Earlier this week the luxury marque announced it will build all its electric cars in the UK from 2025. Aston Martin told the Financial Times its electric SUV models will be manufactured at the St Athan factory while its battery sports car will be made at its headquarters in Gaydon, Warwickshire. This is instead of the vehicles being built at German plants owned by its partner, Mercedes-Benz, which owns a fifth of the firm.

Aston Martin plans to launch hybrid versions of its cars from this year followed by battery-only models from 2025.

Initially Aston Martin was to make its first SUV, the DBX, at St Athan but is then intending to add the manufacturing of the Rapide E and Lagonda brands to its output at the Vale of Glamorgan site.

At the time of the factory opening it was hoped that it would create 1,000 jobs directly and many more thousands downstream.

In response to the news Vale of Glamorgan MP Alun Cairns described the cuts as "naturally concerning" but said meetings to discuss the plans were under way.

Aston Martin DBX

Mr Cairns said: "The potential loss of any job is naturally concerning and will have a major impact on the families concerned if the proposals go ahead. I am continuing to engage on what can be done to mitigate job losses.

“I have been in touch with Aston Martin regularly over the last year to support them and their employees through the Covid challenges – both operationally and economically.
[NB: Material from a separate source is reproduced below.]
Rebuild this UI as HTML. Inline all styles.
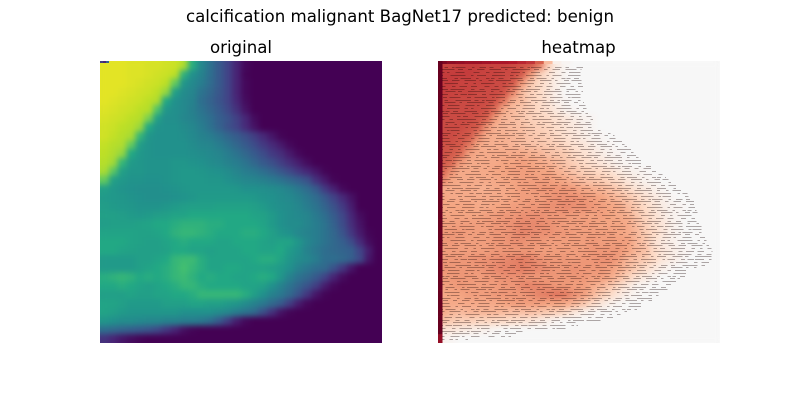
<!DOCTYPE html>
<html lang="en">
<head>
<meta charset="utf-8">
<title>calcification malignant BagNet17 predicted: benign</title>
<style>
html,body{margin:0;padding:0;background:#fff;width:800px;height:400px;overflow:hidden}
svg{display:block}
text{font-family:"DejaVu Sans","Liberation Sans",sans-serif;font-size:16.62px;fill:#000;text-anchor:middle}
</style>
</head>
<body>
<svg id="fig" width="800" height="400" viewBox="0 0 800 400" xmlns="http://www.w3.org/2000/svg">
  <defs>
    <clipPath id="clipA"><rect x="100" y="61" width="282" height="282"/></clipPath>
    <clipPath id="clipB"><rect x="438" y="61" width="282" height="282"/></clipPath>
    <filter id="soft" filterUnits="userSpaceOnUse" x="60" y="20" width="700" height="360" color-interpolation-filters="sRGB">
      <feGaussianBlur stdDeviation="2.8"/>
      <feComponentTransfer><feFuncA type="linear" slope="50"/></feComponentTransfer>
    </filter>
  </defs>
  <text x="400" y="22">calcification malignant BagNet17 predicted: benign</text>
  <text x="241" y="53">original</text>
  <text x="578.5" y="53">heatmap</text>
  <g clip-path="url(#clipA)"><g id="origCells" filter="url(#soft)"></g><g id="origEdge"></g></g>
  <g clip-path="url(#clipB)"><g id="heatCells" filter="url(#soft)"></g><g id="heatEdge"></g><path id="stipple" fill="none" stroke="#1a0505" stroke-opacity="0.34" stroke-width="1" shape-rendering="crispEdges"/></g>
</svg>
<script>
// Image intensity (0-100), 32 x 32 cells; omitted trailing cells are 0.
const originalGrid = [
[96,96,96,95,95,94,94,93,92,88,62,46,37,28,20,10,2],
[96,96,96,95,95,94,93,92,90,64,50,44,36,28,20,10,1],
[96,96,96,95,94,93,92,90,76,52,47,42,35,28,20,10,2],
[96,96,95,94,93,92,90,84,56,48,45,38,33,27,20,10,2],
[96,95,94,93,92,90,88,60,50,47,44,36,31,26,20,11,3],
[95,94,93,92,90,89,72,52,49,47,43,38,33,28,22,14,5],
[94,93,92,90,89,80,56,49,49,46,44,40,36,30,26,19,11,3],
[93,92,90,89,85,60,51,50,50,48,46,42,37,31,25,20,12,5],
[93,91,89,87,66,52,50,50,50,49,47,44,42,38,33,29,24,18,12,6,1],
[91,89,88,76,55,51,50,50,50,50,48,46,45,42,38,33,28,23,17,12,7,2],
[90,88,84,60,53,51,50,50,50,50,49,48,47,45,42,38,33,28,23,17,13,7,2],
[89,86,66,54,52,51,51,51,52,52,51,50,48,47,44,42,38,33,28,24,18,13,8,3],
[87,74,56,52,52,51,51,51,52,53,53,52,51,50,48,45,42,40,36,32,27,22,16,11,6,1],
[76,56,53,51,51,50,50,51,52,53,53,53,52,52,50,48,46,45,43,41,38,34,30,25,14,7,1],
[56,53,51,50,49,49,49,50,51,52,53,53,53,53,53,52,50,50,49,48,47,44,40,35,28,17,9,2],
[54,53,52,51,50,49,49,49,50,51,52,54,54,54,54,54,54,53,51,50,48,47,44,40,35,28,20,12,5],
[55,54,53,52,51,51,51,52,54,55,56,56,56,57,57,57,57,56,54,51,49,48,46,42,38,32,25,17,8],
[56,56,55,54,53,54,55,56,58,58,60,60,60,60,60,60,60,58,57,54,50,48,47,45,41,36,29,21,11,3],
[55,56,56,56,57,58,60,60,62,64,64,64,62,62,60,60,60,60,58,54,50,48,48,45,42,38,31,23,13,5],
[58,58,58,58,57,57,58,60,64,66,66,64,62,60,60,60,62,62,60,56,52,50,46,44,42,38,33,26,16,7,1],
[60,60,60,58,57,56,56,58,60,62,60,60,60,58,58,60,60,60,58,56,58,58,52,46,42,38,34,30,23,12,3],
[60,60,58,57,56,56,56,57,60,60,58,58,56,58,58,58,60,60,58,58,60,54,50,44,40,36,34,32,30,20,8],
[54,54,54,54,56,56,58,60,66,68,68,62,58,58,58,58,58,60,62,62,58,52,48,46,42,36,36,34,30,22,6],
[54,54,54,54,56,58,60,62,66,70,66,62,58,58,60,60,58,58,58,56,54,50,44,40,36,34,26,16,6],
[62,64,66,64,60,62,60,62,66,68,64,60,62,60,60,58,58,60,62,60,52,44,38,34,28,20,10,3],
[60,60,62,60,58,56,58,60,62,66,66,62,60,60,60,60,58,58,56,50,44,38,32,26,18,8,2],
[56,56,56,58,56,56,58,58,60,60,62,66,66,66,66,66,62,56,50,44,40,34,26,16,6,1],
[58,58,56,54,54,54,54,56,56,56,58,58,56,56,54,52,48,44,40,34,28,18,8,2],
[58,56,54,52,52,52,52,52,52,50,50,50,50,48,46,42,38,34,24,14,5,1],
[52,50,48,48,47,46,46,44,44,42,42,40,36,28,18,8,2],
[36,34,32,30,28,26,22,16,10,4,1],
[14,10,6,3,1]
];
// Heatmap relevance (50 = neutral, 100 = strongest), 32 x 32 cells; omitted trailing cells are 50.
const heatmapGrid = [
[84,84,85,85,85,84,84,84,83,82,81,76,62,54,51],
[85,85,85,85,84,84,84,83,83,81,72,62,58,54,51],
[85,85,84,84,84,84,83,83,81,72,64,60,57,53,51],
[85,84,84,84,83,83,83,82,75,66,62,60,56,53],
[84,84,83,83,83,83,82,77,68,66,62,60,57,53,51],
[84,83,83,83,83,82,78,69,66,64,62,60,58,55,52,51],
[83,83,83,83,82,80,71,67,66,64,62,61,60,58,56,54,52,51],
[83,83,83,82,81,73,68,67,66,65,63,62,61,59,57,55,53,51],
[83,83,82,81,75,69,68,68,67,66,64,63,62,60,58,56,54,52,51],
[82,82,81,77,70,68,68,68,67,66,65,64,63,62,60,58,56,54,52,51],
[82,81,79,71,69,69,69,69,69,69,68,67,65,64,63,60,58,56,54,52,51],
[81,79,72,69,69,69,69,70,70,71,70,69,68,66,64,62,60,58,56,54,52,51],
[79,73,69,69,69,69,70,70,71,71,71,70,70,68,66,64,62,61,60,58,55,53,52,51],
[75,70,69,69,69,69,69,70,70,71,71,71,71,70,69,67,65,64,63,61,59,56,54,52,51],
[69,69,69,69,68,68,69,69,70,71,71,72,72,72,72,71,69,68,67,65,63,60,57,55,53,51],
[70,69,69,69,69,69,69,69,70,71,71,71,72,73,73,73,72,71,70,68,66,64,61,58,55,53,51],
[70,70,70,70,69,69,70,70,71,71,72,72,73,73,74,73,73,72,71,70,69,66,63,60,57,54,52,51],
[70,70,70,70,70,71,71,72,72,73,73,73,72,72,72,71,71,70,71,70,69,68,64,61,58,55,52,51],
[71,71,71,71,71,71,72,72,73,74,74,74,73,72,71,71,71,71,70,70,70,69,66,62,59,56,53,51],
[72,72,72,71,71,71,72,72,73,75,74,73,73,72,72,71,71,71,71,71,70,69,67,63,60,56,53,51],
[72,72,71,71,71,71,72,72,73,73,72,72,71,71,71,71,71,72,71,71,71,71,67,64,58,55,53,51],
[71,71,71,71,71,71,72,72,72,72,72,71,71,71,71,71,71,72,72,72,72,70,67,65,60,56,54,52,51],
[72,72,72,72,73,73,73,74,75,76,75,73,72,72,72,71,72,72,73,73,71,67,65,63,60,56,54,52],
[73,72,72,72,72,73,74,75,75,76,75,74,73,72,72,73,72,72,72,71,69,66,63,60,56,53,51],
[71,72,72,72,71,72,72,73,73,73,72,72,72,72,72,72,72,71,71,69,66,62,58,55,52],
[71,71,72,71,71,71,71,72,72,74,75,74,73,72,72,71,71,69,67,64,60,56,52,51],
[69,70,70,71,71,71,72,72,72,72,73,75,76,77,76,73,71,67,63,60,56,53,51],
[69,69,69,69,69,69,69,70,71,71,71,71,70,70,69,67,64,60,56,53,51],
[69,67,66,67,67,67,67,66,65,65,65,64,63,62,60,56,53,51],
[65,63,62,62,61,61,60,60,59,58,57,55,53,51],
[57,56,55,54,53,52,51],
[52,51]
];
// Thin bright borders of the heatmap, sampled along the top and the left side.
const heatmapTopEdge = [97,95,94,93,93,92,91,91,90,88,86,80,66,53,51];
const heatmapLeftEdge = [100,100,100,100,100,100,100,100,100,100,100,100,100,100,100,100,100,100,100,100,100,100,100,100,100,100,100,100,100,100,100,94];
const originalTopEdge = [18,10,30];
// Repeating dash texture for the heatmap contour speckle ('-' = ink).
const dashTile = [
"-------    ---   ------------     --  ------     ---  ----- ",
"   ---  ---------     ---   ----------    -- -------        ",
"--------     --    -----   ---      ------------   ---   -- ",
"  --    --------------   ----    ---    ------    --------- ",
"-----     ---   ---------     -------  --     -------       ",
"     ------------    --   -------     ----------    ---  -- ",
"---   ----     ----------      ---  --------    --      --- ",
"  ---------   --     ----  ------------     -----   ------  ",
"----     -----------     ---    --    -----------      ---  ",
"    ----    ---   ---------------     ---   ------   -----  ",
"-----------     ---    ----     -------      --  ---------  ",
"  --   -------     --------  ---     --------------    --   "
];
const viridisStops = ["#440154","#482475","#414487","#355f8d","#2a788e","#21918c","#22a884","#44bf70","#7ad151","#bddf26","#fde725"];
const rdbuStops = ["#f7f7f7","#fddbc7","#f4a582","#d6604d","#b2182b","#67001f"];

const SIZE = 282, ORIG_X = 100, HEAT_X = 438, TOP = 61;
const NS = "http://www.w3.org/2000/svg";

function hexRgb(h){return [1,3,5].map(i=>parseInt(h.substr(i,2),16));}
function ramp(stops,t){
  t = Math.max(0,Math.min(1,t))*(stops.length-1);
  const i = Math.min(stops.length-2,Math.floor(t)), f = t-i;
  const a = hexRgb(stops[i]), b = hexRgb(stops[i+1]);
  return "rgb("+a.map((v,k)=>Math.round(v+(b[k]-v)*f)).join(",")+")";
}
function origColor(v){return ramp(viridisStops,v/100);}
function heatColor(v){return ramp(rdbuStops,(v-50)/50);}

function drawGrid(parent,grid,x0,blank,color,cellName){
  const n = grid.length, cell = SIZE/n;
  for(let r=0;r<n;r++){
    for(let c=0;c<n;c++){
      const v = grid[r][c]===undefined ? blank : grid[r][c];
      const el = document.createElementNS(NS,"rect");
      
      
      el.setAttribute("x",(x0+c*cell).toFixed(2));
      el.setAttribute("y",(TOP+r*cell).toFixed(2));
      el.setAttribute("width",(cell+0.6).toFixed(2));
      el.setAttribute("height",(cell+0.6).toFixed(2));
      el.setAttribute("fill",color(v));
      el.setAttribute("shape-rendering","crispEdges");
      parent.appendChild(el);
    }
  }
}
drawGrid(document.getElementById("origCells"),originalGrid,ORIG_X,0,origColor,"original-cell");
drawGrid(document.getElementById("heatCells"),heatmapGrid,HEAT_X,50,heatColor,"heatmap-cell");

function edgeRect(parent,x,y,w,h,fill,name){
  const el = document.createElementNS(NS,"rect");
  
  
  el.setAttribute("x",x);
  el.setAttribute("y",y);
  el.setAttribute("width",w);
  el.setAttribute("height",h);
  el.setAttribute("fill",fill);
  parent.appendChild(el);
}
const heatEdge = document.getElementById("heatEdge");
const edgeCell = SIZE/32;
heatmapTopEdge.forEach((v,i)=>edgeRect(heatEdge,HEAT_X+i*edgeCell,TOP,edgeCell+0.3,3,heatColor(v),"heatmap-top-edge"));
heatmapLeftEdge.forEach((v,i)=>{
  edgeRect(heatEdge,HEAT_X,TOP+i*edgeCell,4.5,edgeCell+0.3,heatColor(v),"heatmap-left-edge");
});
originalTopEdge.forEach((v,i)=>edgeRect(document.getElementById("origEdge"),ORIG_X+i*3,TOP,3,2,origColor(v),"original-top-corner"));

// Contour speckle: dashes are inked only where the breast tissue exists in the original grid.
function sampleOriginal(px,py){
  const n = originalGrid.length, cell = SIZE/n;
  const fx = Math.max(0,Math.min(n-1.001,px/cell-0.5)), fy = Math.max(0,Math.min(n-1.001,py/cell-0.5));
  const c = Math.floor(fx), r = Math.floor(fy), u = fx-c, w = fy-r;
  const g = (a,b)=>originalGrid[a][b]||0;
  return (g(r,c)*(1-u)+g(r,c+1)*u)*(1-w)+(g(r+1,c)*(1-u)+g(r+1,c+1)*u)*w;
}
let d = "";
const stepX = 1.26, stepY = 2.75;
const rowCount = Math.floor(SIZE/stepY);
for(let i=2;i<rowCount;i++){
  const tile = dashTile[i%dashTile.length], shift = (i*23)%tile.length;
  const colCount = Math.floor(SIZE/stepX);
  const y = Math.round(TOP+i*stepY)+0.5;
  let start = -1;
  for(let k=3;k<=colCount;k++){
    const ink = k<colCount && tile[(k+shift)%tile.length]==="-" && sampleOriginal(k*stepX,i*stepY)>3.5;
    if(ink && start<0) start = k;
    if(!ink && start>=0){
      d += "M"+(HEAT_X+start*stepX).toFixed(1)+" "+y+"H"+(HEAT_X+k*stepX).toFixed(1);
      start = -1;
    }
  }
}
document.getElementById("stipple").setAttribute("d",d);
</script>
</body>
</html>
“Over the last few weeks alone I have had a meetings with the chief executive and chief operating officer to discuss their plans.

“We agreed that the excellent skill levels and facilities in St Athan have great potential and provide a great opportunity for Aston Martin’s future plans. I have been reassured over their long-term commitment to the site and workforce.

“I hope that Aston Martin’s restructuring can lead to new opportunities locally but this will offer little comfort to those who are at risk of losing their jobs whilst the company reorganises and adjusts its vehicles to meet changing demands.

“They agreed to look closely at the consultation responses to do all possible to reduce plans for redundancy.”

Plaid Cymru Leader, Adam Price MS said: "This is dreadful news for the workers at the St Athan plant, and my thoughts are with them. They will be needing support in the coming weeks and months, particularly as we’re still in a pandemic.

"It’s nothing short of a scandal that millions of pounds of taxpayers money has been thrown at Aston Martin by the Labour Welsh Government and the plant in St Athan only for it to be thrown back in their faces by cutting almost 200 jobs."

In 2016 Aston Martin looked at more than 20 possible sites for its new factory from as far afield as Alabama to eastern Europe before selecting the 90-acre St Athan site, which included three former MOD ‘super-hangars’.

It was the super-hangars that gave the south Wales site the edge over its rivals as the company said it effectively gave Aston Martin an 18-month head start.

The Welsh Government gave a number of grants to the car-maker but the company has previously said that the financial incentives were not the reason the company chose Wales.

The UK plans to ban sales of new petrol and diesel cars from 2030, with hybrids prohibited from 2035.

Executive chairman Lawrence Stroll, the Canadian billionaire who led a bailout of the company last year, previously claimed Aston Martin is "way ahead of our rivals, and all because of our partnership with Mercedes".

However Aston Martin has been badly hit by the coronavirus pandemic.

A total of 4,150 cars were sold in 2020 – a third fewer than a year earlier, although bosses had already said they wanted to sell a smaller number of vehicles in the hope of regaining greater exclusivity for the brand.

Losses before tax in 2020 rose to £466m compared with a £120m loss a year earlier.